Rosetta was originally due to have been launched more than a year ago, but that operation was cancelled because of reliability fears about the Ariane 5.

Its target, Comet Wirtanen, was substituted by Comet Churyumov-Gerasimenko.

Le Gall said the filling and then the purging of the tank of its extremely cold hydrogen fuel on Thursday's launch bid caused expansion and contraction that had probably caused the tile to break off.

The phenomenon had occurred in one successful and several aborted launches of the Ariane 4, he said.

The central tank of the Ariane 5 is filled with 131 tonnes of liquid hydrogen and 26 tonnes of liquid oxygen, and covered with tiles to keep them cold. The rocket also has powder-fuel boosters to give it extra thrust.

The tiles measure 15 by 10 centimetres (six by four inches), with a thickness of about five centimetres (2.5 inches), Le Gall said.

If ice had formed, it could have weighed "several hundred grammes (half a pound) or even more," he said.

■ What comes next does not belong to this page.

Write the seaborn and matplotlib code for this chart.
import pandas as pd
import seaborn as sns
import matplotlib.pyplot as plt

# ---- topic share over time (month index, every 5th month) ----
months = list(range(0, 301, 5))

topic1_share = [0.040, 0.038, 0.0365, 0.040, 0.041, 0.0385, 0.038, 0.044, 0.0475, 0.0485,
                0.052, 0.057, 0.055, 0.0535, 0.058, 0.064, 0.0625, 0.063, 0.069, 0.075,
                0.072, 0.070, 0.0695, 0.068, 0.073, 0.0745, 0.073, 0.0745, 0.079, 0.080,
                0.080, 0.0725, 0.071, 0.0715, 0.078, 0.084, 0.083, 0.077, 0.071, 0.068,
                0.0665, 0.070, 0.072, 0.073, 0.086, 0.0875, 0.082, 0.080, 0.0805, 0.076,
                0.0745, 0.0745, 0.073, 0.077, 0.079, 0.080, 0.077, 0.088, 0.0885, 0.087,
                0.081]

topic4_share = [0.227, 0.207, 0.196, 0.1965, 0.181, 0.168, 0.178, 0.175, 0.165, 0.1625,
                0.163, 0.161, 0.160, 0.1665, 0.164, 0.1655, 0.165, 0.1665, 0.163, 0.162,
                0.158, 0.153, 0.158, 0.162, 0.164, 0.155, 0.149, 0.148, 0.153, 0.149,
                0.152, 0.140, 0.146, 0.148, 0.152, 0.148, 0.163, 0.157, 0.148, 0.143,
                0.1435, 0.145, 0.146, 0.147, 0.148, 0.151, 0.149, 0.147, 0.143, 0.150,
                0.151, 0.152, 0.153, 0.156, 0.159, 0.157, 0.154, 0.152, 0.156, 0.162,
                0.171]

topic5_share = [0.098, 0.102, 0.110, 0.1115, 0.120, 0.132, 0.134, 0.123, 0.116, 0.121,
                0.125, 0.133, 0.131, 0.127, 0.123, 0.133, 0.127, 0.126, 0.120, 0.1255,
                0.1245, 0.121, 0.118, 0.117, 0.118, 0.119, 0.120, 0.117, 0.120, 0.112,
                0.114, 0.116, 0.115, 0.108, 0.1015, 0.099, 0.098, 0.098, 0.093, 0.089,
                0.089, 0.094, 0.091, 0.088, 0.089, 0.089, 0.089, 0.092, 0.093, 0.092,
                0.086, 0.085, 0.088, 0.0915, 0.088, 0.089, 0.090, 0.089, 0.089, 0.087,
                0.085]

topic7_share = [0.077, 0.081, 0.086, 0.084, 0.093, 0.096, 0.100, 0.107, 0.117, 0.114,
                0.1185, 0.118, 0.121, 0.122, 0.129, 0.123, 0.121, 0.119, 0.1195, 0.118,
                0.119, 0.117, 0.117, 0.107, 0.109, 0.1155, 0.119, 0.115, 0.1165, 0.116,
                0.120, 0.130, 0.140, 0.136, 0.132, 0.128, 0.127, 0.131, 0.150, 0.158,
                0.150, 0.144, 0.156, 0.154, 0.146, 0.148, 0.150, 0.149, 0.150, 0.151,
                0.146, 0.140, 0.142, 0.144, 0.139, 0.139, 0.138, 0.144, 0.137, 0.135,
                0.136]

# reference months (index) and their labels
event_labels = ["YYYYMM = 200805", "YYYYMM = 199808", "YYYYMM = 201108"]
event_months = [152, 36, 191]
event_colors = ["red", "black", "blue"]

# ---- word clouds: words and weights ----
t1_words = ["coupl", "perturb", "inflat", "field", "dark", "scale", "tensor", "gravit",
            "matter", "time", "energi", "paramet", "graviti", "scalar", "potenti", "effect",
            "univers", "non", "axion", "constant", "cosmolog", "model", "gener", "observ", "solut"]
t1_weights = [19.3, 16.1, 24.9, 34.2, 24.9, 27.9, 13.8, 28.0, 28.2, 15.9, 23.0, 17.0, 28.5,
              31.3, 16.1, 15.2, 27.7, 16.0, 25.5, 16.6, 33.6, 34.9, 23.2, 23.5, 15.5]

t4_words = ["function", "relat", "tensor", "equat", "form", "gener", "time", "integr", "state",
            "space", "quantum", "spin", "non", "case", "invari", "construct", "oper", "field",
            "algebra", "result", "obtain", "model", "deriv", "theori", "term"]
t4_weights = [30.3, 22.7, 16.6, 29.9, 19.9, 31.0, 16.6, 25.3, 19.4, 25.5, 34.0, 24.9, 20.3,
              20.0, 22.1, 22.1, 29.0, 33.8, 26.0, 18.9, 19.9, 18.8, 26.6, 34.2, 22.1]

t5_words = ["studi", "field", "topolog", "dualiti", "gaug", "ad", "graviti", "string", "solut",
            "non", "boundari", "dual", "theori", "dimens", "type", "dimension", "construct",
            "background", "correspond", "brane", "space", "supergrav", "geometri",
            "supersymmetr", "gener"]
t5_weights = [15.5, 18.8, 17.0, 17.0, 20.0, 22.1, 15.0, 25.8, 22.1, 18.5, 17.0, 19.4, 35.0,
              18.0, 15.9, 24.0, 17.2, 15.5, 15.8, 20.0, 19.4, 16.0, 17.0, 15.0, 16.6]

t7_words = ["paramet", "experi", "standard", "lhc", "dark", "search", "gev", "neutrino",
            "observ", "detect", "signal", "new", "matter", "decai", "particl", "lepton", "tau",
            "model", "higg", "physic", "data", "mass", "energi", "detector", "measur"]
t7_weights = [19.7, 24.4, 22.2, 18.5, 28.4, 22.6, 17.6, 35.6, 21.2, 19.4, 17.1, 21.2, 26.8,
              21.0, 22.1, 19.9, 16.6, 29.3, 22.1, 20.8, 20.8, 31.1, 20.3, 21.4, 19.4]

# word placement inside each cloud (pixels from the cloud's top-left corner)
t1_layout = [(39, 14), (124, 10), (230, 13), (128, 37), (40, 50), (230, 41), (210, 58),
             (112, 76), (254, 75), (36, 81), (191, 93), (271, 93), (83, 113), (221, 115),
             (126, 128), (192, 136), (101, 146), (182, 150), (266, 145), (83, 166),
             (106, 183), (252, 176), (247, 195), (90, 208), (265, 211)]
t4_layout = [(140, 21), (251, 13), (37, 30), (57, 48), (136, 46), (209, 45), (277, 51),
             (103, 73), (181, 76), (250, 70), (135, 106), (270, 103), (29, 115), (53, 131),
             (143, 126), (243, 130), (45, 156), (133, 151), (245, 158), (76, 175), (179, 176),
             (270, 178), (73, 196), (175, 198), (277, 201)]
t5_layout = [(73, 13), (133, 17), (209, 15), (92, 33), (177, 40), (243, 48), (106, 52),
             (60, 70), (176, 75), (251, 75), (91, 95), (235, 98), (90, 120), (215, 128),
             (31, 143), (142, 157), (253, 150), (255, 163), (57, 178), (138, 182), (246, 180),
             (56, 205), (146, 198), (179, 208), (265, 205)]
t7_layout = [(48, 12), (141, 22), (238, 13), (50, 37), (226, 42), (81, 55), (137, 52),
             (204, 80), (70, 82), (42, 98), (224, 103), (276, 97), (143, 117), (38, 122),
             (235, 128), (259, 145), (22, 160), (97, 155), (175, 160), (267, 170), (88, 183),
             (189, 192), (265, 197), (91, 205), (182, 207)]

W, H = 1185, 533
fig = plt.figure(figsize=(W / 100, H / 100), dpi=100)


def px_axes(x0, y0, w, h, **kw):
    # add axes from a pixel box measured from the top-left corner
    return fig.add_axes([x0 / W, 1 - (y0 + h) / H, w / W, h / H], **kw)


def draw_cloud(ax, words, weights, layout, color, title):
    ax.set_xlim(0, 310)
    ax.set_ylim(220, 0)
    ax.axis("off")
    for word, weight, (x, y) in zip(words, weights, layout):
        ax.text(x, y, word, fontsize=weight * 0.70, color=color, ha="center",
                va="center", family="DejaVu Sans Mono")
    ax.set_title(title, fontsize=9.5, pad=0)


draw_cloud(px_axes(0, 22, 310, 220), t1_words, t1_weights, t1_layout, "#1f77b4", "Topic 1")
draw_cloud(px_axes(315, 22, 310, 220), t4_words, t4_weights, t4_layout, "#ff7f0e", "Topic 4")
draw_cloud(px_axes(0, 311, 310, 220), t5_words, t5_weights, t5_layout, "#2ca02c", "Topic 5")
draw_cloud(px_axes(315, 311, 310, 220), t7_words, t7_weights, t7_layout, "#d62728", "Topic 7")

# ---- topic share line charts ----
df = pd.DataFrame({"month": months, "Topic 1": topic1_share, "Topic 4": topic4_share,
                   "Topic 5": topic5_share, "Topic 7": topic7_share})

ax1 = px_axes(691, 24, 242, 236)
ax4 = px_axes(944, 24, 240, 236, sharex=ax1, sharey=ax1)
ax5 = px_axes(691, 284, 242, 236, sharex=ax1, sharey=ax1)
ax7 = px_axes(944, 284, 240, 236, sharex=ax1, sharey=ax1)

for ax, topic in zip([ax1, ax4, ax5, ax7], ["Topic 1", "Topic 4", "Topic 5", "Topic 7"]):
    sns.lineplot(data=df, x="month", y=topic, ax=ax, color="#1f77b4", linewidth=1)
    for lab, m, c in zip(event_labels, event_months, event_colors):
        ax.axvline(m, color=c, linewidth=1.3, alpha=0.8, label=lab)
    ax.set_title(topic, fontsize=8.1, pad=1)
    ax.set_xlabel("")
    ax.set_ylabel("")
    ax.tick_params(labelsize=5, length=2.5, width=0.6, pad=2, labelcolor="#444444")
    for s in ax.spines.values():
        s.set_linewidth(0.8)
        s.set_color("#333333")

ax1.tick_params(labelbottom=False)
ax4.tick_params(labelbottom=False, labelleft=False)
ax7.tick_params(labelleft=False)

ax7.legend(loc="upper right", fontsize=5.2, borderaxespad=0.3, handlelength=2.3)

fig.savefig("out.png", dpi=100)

Rosetta's flight timetable over the next 10 years is so precise that the rocket has to be launched at an exact second in the pre-dawn hours on any day during its three-week launch window, which closes on March 17.

The probe is named after the stone that explained Egyptian hieroglyphics, thus laying bare the culture of the Pharoahs to modern eyes.

Its lander, Philae, is so called after an obelisk that itself provided a key to understanding Rosetta.